To do:
Search the listing for the string "matplotlib" and copy every line that contains it.

Supplied material:
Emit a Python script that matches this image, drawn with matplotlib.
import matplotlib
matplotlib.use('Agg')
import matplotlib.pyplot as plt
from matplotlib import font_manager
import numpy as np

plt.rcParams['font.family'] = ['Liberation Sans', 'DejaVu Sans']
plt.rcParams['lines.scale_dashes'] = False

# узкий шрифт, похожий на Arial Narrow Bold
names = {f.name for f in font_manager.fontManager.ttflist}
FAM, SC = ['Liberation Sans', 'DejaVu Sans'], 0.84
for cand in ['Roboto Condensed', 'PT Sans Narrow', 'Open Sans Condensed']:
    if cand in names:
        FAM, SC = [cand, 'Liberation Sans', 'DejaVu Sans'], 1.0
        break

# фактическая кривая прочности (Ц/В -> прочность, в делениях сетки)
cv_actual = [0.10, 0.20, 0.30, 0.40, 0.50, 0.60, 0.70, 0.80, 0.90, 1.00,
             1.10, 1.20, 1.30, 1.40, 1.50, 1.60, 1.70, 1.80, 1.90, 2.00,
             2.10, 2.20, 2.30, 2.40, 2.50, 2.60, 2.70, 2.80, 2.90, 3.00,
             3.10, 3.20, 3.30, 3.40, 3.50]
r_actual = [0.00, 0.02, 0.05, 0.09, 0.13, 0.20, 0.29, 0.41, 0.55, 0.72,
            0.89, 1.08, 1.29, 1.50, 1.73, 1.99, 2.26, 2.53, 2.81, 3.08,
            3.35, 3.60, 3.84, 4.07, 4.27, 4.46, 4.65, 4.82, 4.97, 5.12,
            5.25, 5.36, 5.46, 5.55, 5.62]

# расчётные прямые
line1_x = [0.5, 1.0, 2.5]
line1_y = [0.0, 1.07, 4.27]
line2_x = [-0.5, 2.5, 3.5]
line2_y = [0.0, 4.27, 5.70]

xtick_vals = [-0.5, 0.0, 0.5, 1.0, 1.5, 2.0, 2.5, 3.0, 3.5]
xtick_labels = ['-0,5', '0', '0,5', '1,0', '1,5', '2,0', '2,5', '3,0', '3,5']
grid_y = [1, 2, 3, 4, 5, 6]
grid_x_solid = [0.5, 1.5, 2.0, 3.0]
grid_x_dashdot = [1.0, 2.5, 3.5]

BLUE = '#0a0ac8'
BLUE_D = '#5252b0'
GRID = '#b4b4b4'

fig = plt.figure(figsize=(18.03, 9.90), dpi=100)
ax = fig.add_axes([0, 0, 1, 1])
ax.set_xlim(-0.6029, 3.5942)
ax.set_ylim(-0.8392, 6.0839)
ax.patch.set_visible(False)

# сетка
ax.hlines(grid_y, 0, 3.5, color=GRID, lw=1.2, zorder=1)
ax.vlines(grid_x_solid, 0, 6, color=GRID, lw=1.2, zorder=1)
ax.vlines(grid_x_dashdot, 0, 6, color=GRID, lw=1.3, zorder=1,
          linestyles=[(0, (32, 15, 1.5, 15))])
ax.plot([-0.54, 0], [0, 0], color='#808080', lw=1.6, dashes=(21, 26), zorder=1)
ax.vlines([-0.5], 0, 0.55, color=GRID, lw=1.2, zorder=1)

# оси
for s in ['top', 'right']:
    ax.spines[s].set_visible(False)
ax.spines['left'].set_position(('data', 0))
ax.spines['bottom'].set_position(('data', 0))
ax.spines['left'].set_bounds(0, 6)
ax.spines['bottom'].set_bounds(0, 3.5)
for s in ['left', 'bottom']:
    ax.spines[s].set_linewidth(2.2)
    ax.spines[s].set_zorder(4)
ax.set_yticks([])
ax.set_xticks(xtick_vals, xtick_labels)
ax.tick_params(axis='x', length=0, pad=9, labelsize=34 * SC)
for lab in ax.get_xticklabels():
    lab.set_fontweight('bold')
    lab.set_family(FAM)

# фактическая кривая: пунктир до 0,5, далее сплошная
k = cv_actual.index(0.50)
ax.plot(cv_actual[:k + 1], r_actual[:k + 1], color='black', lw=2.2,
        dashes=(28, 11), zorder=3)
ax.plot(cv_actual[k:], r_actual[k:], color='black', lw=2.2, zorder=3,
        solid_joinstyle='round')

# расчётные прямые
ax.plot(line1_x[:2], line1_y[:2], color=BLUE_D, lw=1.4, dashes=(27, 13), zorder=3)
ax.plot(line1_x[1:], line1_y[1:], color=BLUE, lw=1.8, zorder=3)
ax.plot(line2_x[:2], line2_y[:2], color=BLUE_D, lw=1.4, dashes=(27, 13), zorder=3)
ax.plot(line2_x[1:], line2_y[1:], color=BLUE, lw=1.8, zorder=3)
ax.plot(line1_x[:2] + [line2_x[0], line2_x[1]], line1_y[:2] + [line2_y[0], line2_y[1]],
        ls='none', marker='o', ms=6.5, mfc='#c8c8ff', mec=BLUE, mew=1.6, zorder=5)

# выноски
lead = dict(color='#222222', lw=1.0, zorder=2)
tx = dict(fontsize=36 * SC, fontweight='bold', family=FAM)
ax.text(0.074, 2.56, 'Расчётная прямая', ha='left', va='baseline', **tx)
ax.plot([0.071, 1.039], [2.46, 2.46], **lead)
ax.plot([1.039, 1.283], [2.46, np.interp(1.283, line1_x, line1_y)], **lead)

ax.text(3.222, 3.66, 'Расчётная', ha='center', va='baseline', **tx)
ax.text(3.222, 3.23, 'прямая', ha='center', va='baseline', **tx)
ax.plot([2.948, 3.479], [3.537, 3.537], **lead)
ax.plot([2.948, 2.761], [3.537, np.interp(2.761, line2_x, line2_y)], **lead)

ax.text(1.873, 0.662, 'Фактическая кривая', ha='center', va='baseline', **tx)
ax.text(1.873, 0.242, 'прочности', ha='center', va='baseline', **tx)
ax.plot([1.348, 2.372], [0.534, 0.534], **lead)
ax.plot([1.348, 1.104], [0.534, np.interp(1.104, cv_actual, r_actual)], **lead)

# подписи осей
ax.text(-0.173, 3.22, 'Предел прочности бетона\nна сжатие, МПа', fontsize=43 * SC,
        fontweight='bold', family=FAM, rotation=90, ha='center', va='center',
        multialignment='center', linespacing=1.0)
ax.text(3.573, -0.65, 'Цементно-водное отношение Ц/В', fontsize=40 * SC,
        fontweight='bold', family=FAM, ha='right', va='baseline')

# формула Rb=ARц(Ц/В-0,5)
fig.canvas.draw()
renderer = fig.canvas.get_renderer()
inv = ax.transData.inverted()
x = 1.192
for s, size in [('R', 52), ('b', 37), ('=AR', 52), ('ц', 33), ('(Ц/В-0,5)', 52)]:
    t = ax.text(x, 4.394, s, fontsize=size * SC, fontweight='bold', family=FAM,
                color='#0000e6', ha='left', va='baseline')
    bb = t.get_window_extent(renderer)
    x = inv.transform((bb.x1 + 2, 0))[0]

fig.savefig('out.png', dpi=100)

Solution to the problem:
Emit a Python script that matches this image, drawn with matplotlib.
import matplotlib
matplotlib.use('Agg')
import matplotlib.pyplot as plt
from matplotlib import font_manager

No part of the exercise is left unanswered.